In a way, I can see an attraction - Jordan clearly invested a lot of time realising his world and had a lot of passion to get that across to the reader. To people who love the idea of a heavily realised world where everything is explained in minute detail (because some fans have a desire to understand and categorise everything a fictional world rather than let their imagination fill the gaps) it's probably great. As a piece of storytelling, it's a bust - plain and simple. I can very much see why he handed over to Sanderson - Sanderson has many of the same instincts. He wants to tell you about the world he's designed, and the nifty magic systems he's designed and tried to make rational that the heroes have to puzzle out to saev the world... and somewhere along the way the story and its characters all dwindle into the background.

GoT was great as an adaptation for tossing a load of the tropes on the bonfire, and giving us a perhaps realistic-ish style approach to medieval power and interesting characters. WoT and most fantasy, however, are really just handing us much more simplistic narratives and characters which I suspect won't get much traction outside the fantasy community. They can just watch basic soaps, police dramas etc. for much the same character and plot value without engaging in the fantasy nonsense tht many of them actually like less than realism.

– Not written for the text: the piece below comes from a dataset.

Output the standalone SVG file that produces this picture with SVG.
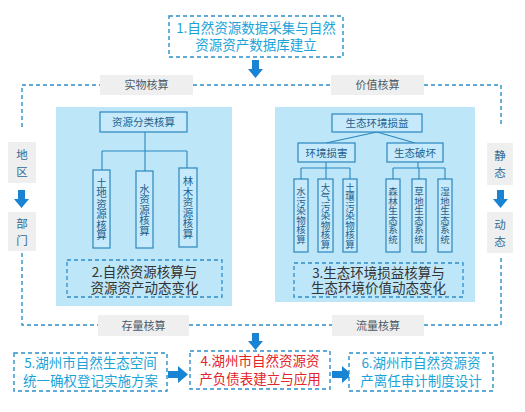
<svg xmlns="http://www.w3.org/2000/svg" width="525" height="412" viewBox="0 0 525 412">
<style>
text{font-family:"Noto Sans CJK SC","Liberation Sans",sans-serif;}
.dash{fill:none;stroke:#2b8fc9;stroke-width:1.4;stroke-dasharray:4,3;}
.dashbox{fill:#ffffff;stroke:#2b8fc9;stroke-width:1.4;stroke-dasharray:4,3;}
.dashin{fill:none;stroke:#2b8fc9;stroke-width:1.3;stroke-dasharray:4,3;}
.lab{fill:#efefef;}
.labt{font-size:11px;fill:#4a5a66;text-anchor:middle;}
.panel{fill:#bde6f8;}
.ibox{fill:#c6eafb;stroke:#2a86bf;stroke-width:1.2;}
.it{font-size:10.5px;fill:#1f5f8c;text-anchor:middle;}
.vt{font-size:10.5px;fill:#1f5f8c;writing-mode:vertical-rl;text-orientation:upright;text-anchor:middle;}
.vts{font-size:9.5px;fill:#1f5f8c;writing-mode:vertical-rl;text-orientation:upright;text-anchor:middle;}
.line{fill:none;stroke:#2a86bf;stroke-width:1.1;}
.big{font-size:13.5px;text-anchor:middle;}
.cyan{fill:#1ba3d8;}
.red{fill:#e3242b;}
.dark{fill:#333333;}
.arr{fill:#1a84d4;}
.side{font-size:11.5px;fill:#2f6a93;text-anchor:middle;}
</style>

<g id="connectors">
  <path class="dash" d="M22,127 V85 H100 M193,85 H331 M424,85 H501 V127"/>
  <path class="dash" d="M22,253 V325 H98 M189,325 H332 M424,325 H501 V255"/>
  <path class="arr" d="M252,60 H259 V69 H263 L255.5,78 L248,69 H252 Z"/>
  <path class="arr" d="M18,190 H25 V199 H29 L21.5,208 L14,199 H18 Z"/>
  <path class="arr" d="M497,190 H504 V199 H508 L500.5,208 L493,199 H497 Z"/>
  <path class="arr" d="M252,333 H259 V341 H263 L255.5,350 L248,341 H252 Z"/>
  <path class="arr" d="M168,371 H178 V366 L188,374.5 L178,383 V378 H168 Z"/>
  <path class="arr" d="M332,371 H342 V366 L352,374.5 L342,383 V378 H332 Z"/>
</g>

<g id="node1">
  <rect class="dashbox" x="169" y="16" width="174" height="41"/>
  <text class="big cyan" x="256" y="33">1.自然资源数据采集与自然<tspan x="256" dy="17">资源资产数据库建立</tspan></text>
</g>

<g id="label-shiwu">
  <rect class="lab" x="100" y="75" width="93" height="20"/>
  <text class="labt" x="146.5" y="89">实物核算</text>
</g>
<g id="label-jiazhi">
  <rect class="lab" x="331" y="75" width="93" height="20"/>
  <text class="labt" x="377.5" y="89">价值核算</text>
</g>
<g id="label-cunliang">
  <rect class="lab" x="98" y="315" width="91" height="21"/>
  <text class="labt" x="143.5" y="329.5">存量核算</text>
</g>
<g id="label-liuliang">
  <rect class="lab" x="332" y="315" width="92" height="21"/>
  <text class="labt" x="378" y="329.5">流量核算</text>
</g>

<g id="label-diqu">
  <rect class="lab" x="8" y="142" width="28" height="41"/>
  <text class="side" x="22" y="159">地<tspan x="22" dy="17">区</tspan></text>
</g>
<g id="label-bumen">
  <rect class="lab" x="8" y="212" width="28" height="39"/>
  <text class="side" x="22" y="228">部<tspan x="22" dy="17">门</tspan></text>
</g>
<g id="label-jingtai">
  <rect class="lab" x="487" y="143" width="26" height="42"/>
  <text class="side" x="500" y="160">静<tspan x="500" dy="17">态</tspan></text>
</g>
<g id="label-dongtai">
  <rect class="lab" x="487" y="212" width="26" height="41"/>
  <text class="side" x="500" y="229">动<tspan x="500" dy="17">态</tspan></text>
</g>

<g id="panel-left">
  <rect class="panel" x="56" y="107" width="176" height="199"/>
  <path class="line" d="M145,132 V171 M102,151 H187 M102,151 V170 M187,151 V168"/>
  <g id="ziyuanfenlei">
    <rect class="ibox" x="100" y="112" width="87" height="20"/>
    <text class="it" x="143.5" y="126">资源分类核算</text>
  </g>
  <g id="tudi">
    <rect class="ibox" x="93" y="170" width="17" height="78"/>
    <text class="vt" x="101.5" y="209">土地资源核算</text>
  </g>
  <g id="shuiziyuan">
    <rect class="ibox" x="136" y="171" width="17" height="77"/>
    <text class="vt" x="144.5" y="210">水资源核算</text>
  </g>
  <g id="linmu">
    <rect class="ibox" x="179" y="168" width="18" height="79"/>
    <text class="vt" x="188" y="207.5">林木资源核算</text>
  </g>
  <g id="node2">
    <rect class="dashin" x="67" y="260" width="155" height="37"/>
    <text class="big dark" x="144.5" y="277">2.自然资源核算与<tspan x="144.5" dy="16">资源资产动态变化</tspan></text>
  </g>
</g>

<g id="panel-right">
  <rect class="panel" x="275" y="107" width="200" height="195"/>
  <path class="line" d="M377,132 L326,143 M377,132 L415,143"/>
  <path class="line" d="M326,162 V168 M301,168 H350 M301,168 V179 M326,168 V179 M350,168 V179"/>
  <path class="line" d="M418,162 V168 M393,168 H445 M393,168 V179 M419,168 V179 M445,168 V179"/>
  <g id="shengtaisunyi">
    <rect class="ibox" x="332" y="114" width="90" height="18"/>
    <text class="it" x="377" y="127">生态环境损益</text>
  </g>
  <g id="huanjingsunhai">
    <rect class="ibox" x="298" y="143" width="57" height="19"/>
    <text class="it" x="326.5" y="156.5">环境损害</text>
  </g>
  <g id="shengtaipohuai">
    <rect class="ibox" x="387" y="143" width="56" height="19"/>
    <text class="it" x="415" y="156.5">生态破坏</text>
  </g>
  <g id="shuiwuran">
    <rect class="ibox" x="294" y="179" width="14" height="73"/>
    <text class="vts" x="301" y="215.5">水污染物核算</text>
  </g>
  <g id="daqiwuran">
    <rect class="ibox" x="318" y="179" width="15" height="73"/>
    <text class="vts" x="325.5" y="215.5">大气污染物核算</text>
  </g>
  <g id="turangwuran">
    <rect class="ibox" x="343" y="179" width="14" height="73"/>
    <text class="vts" x="350" y="215.5">土壤污染物核算</text>
  </g>
  <g id="senlin">
    <rect class="ibox" x="386" y="179" width="14" height="73"/>
    <text class="vts" x="393" y="215.5">森林生态系统</text>
  </g>
  <g id="caodi">
    <rect class="ibox" x="412" y="179" width="14" height="73"/>
    <text class="vts" x="419" y="215.5">草地生态系统</text>
  </g>
  <g id="shidi">
    <rect class="ibox" x="438" y="179" width="14" height="73"/>
    <text class="vts" x="445" y="215.5">湿地生态系统</text>
  </g>
  <g id="node3">
    <rect class="dashin" x="294" y="263" width="169" height="34"/>
    <text class="big dark" x="378.5" y="278">3.生态环境损益核算与<tspan x="378.5" dy="15">生态环境价值动态变化</tspan></text>
  </g>
</g>

<g id="node5">
  <rect class="dashbox" x="14" y="353" width="153" height="38"/>
  <text class="big cyan" x="90.5" y="368">5.湖州市自然生态空间<tspan x="90.5" dy="18">统一确权登记实施方案</tspan></text>
</g>
<g id="node4">
  <rect class="dashbox" x="190" y="351" width="140" height="38"/>
  <text class="big red" x="260" y="366">4.湖州市自然资源资<tspan x="260" dy="18">产负债表建立与应用</tspan></text>
</g>
<g id="node6">
  <rect class="dashbox" x="349" y="353" width="144" height="38"/>
  <text class="big cyan" x="421" y="368">6.湖州市自然资源资<tspan x="421" dy="18">产离任审计制度设计</tspan></text>
</g>
</svg>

Well, someone beat me to Animorphs, but everything previously said fits, it's a great series that could look really deep into the psychology of a fighters mindset, considering the group shows everything from someone who gets a little too into fighting, to the person who thinks they should forget it all, the leader's burden of responsibility and their slow numbing and breaking under the pressure, and that animal rights tree hugger girl getting to learn pacifism doesn't really work, and nature is freaking brutal.

For another series I suggest the Temeriare books. Make it an animated show, and they can use the whole series to explore racism, especially as something learned but never really "confronted" until it's right there, respecting other cultures, and that there are more fronts in a war than the good guys and bad guys. It would have to branch out from the books some, but who doesn't want to see Napoleon led France riding dragons against British dragonriders?

Adapting The Black Company would perfectly fit the conversation in this thread about studios finding less popular IPs to chase success. Glen Cook was writing "dark" and "realistic" fantasy in the 80s way before RR Martin's first GoT book. The Black Company is about a band of mercenaries caught up in the machinations of powers bigger than themselves. Fantasy from the soldiers' perspective. I highly recommend the books and seeing an adaption would be pretty neat.